Et en écho, le Pape François affirme dans la Joie de l’Évangile :

« Évangélisateurs avec esprit signifie évangélisateurs qui prient et qui travaillent…Il faut toujours cultiver un espace intérieur qui donne sens chrétien à l’engagement et à l’activité missionnaire. Sans des moments privilégiés d’adoration, de rencontre priante avec la Parole, de dialogue sincère avec le Seigneur, les tâches se vident facilement de leur sens, nous nous affaiblissons à cause de la fatigue et des difficultés et la ferveur s’éteint. » EG N°262

Si, comme nous l’avons constaté durant l’assemblée de Cebu, ces voies spirituelles essentielles que nous propose la Fraternité et qui sont les temps de désert, les temps d’adoration, les temps d’écoute priante de la Parole de Dieu, les rencontres fraternelles autour de la relecture de notre vie à la lumière de l’Évangile ne sont plus pratiquées, c’est toute la dynamique qui consiste à être présences du Christ auprès de nos frères qui s’essouffle et s’affaiblit.

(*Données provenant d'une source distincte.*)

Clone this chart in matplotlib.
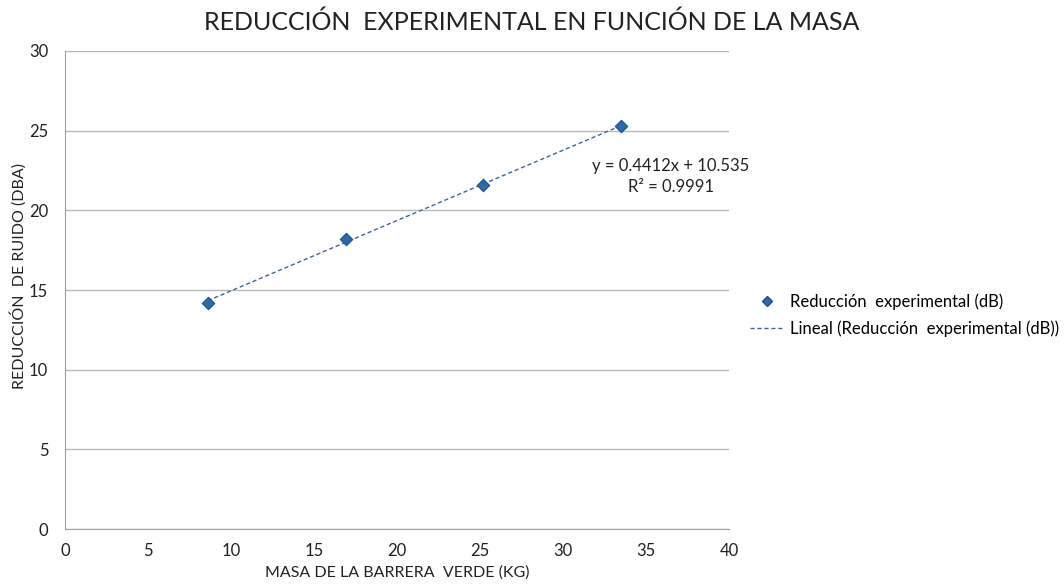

Alors en fraternité, prenons le temps de relire les appels contenus dans le Message de Cebu, faisons les nôtres dans une pratique renouvelée de la mission face aux immenses défis que nous lance l’évolution pleine d’incertitudes de notre monde.

Et ensemble fraternités de l’hémisphère Nord, avec l’expérience de l’âge qui s’avance et fraternités de l’hémisphère Sud, avec l’enthousiasme de l’âge qui s’élance, soyons ces frères universels et ces « disciples missionnaires » dont notre humanité a tant besoin.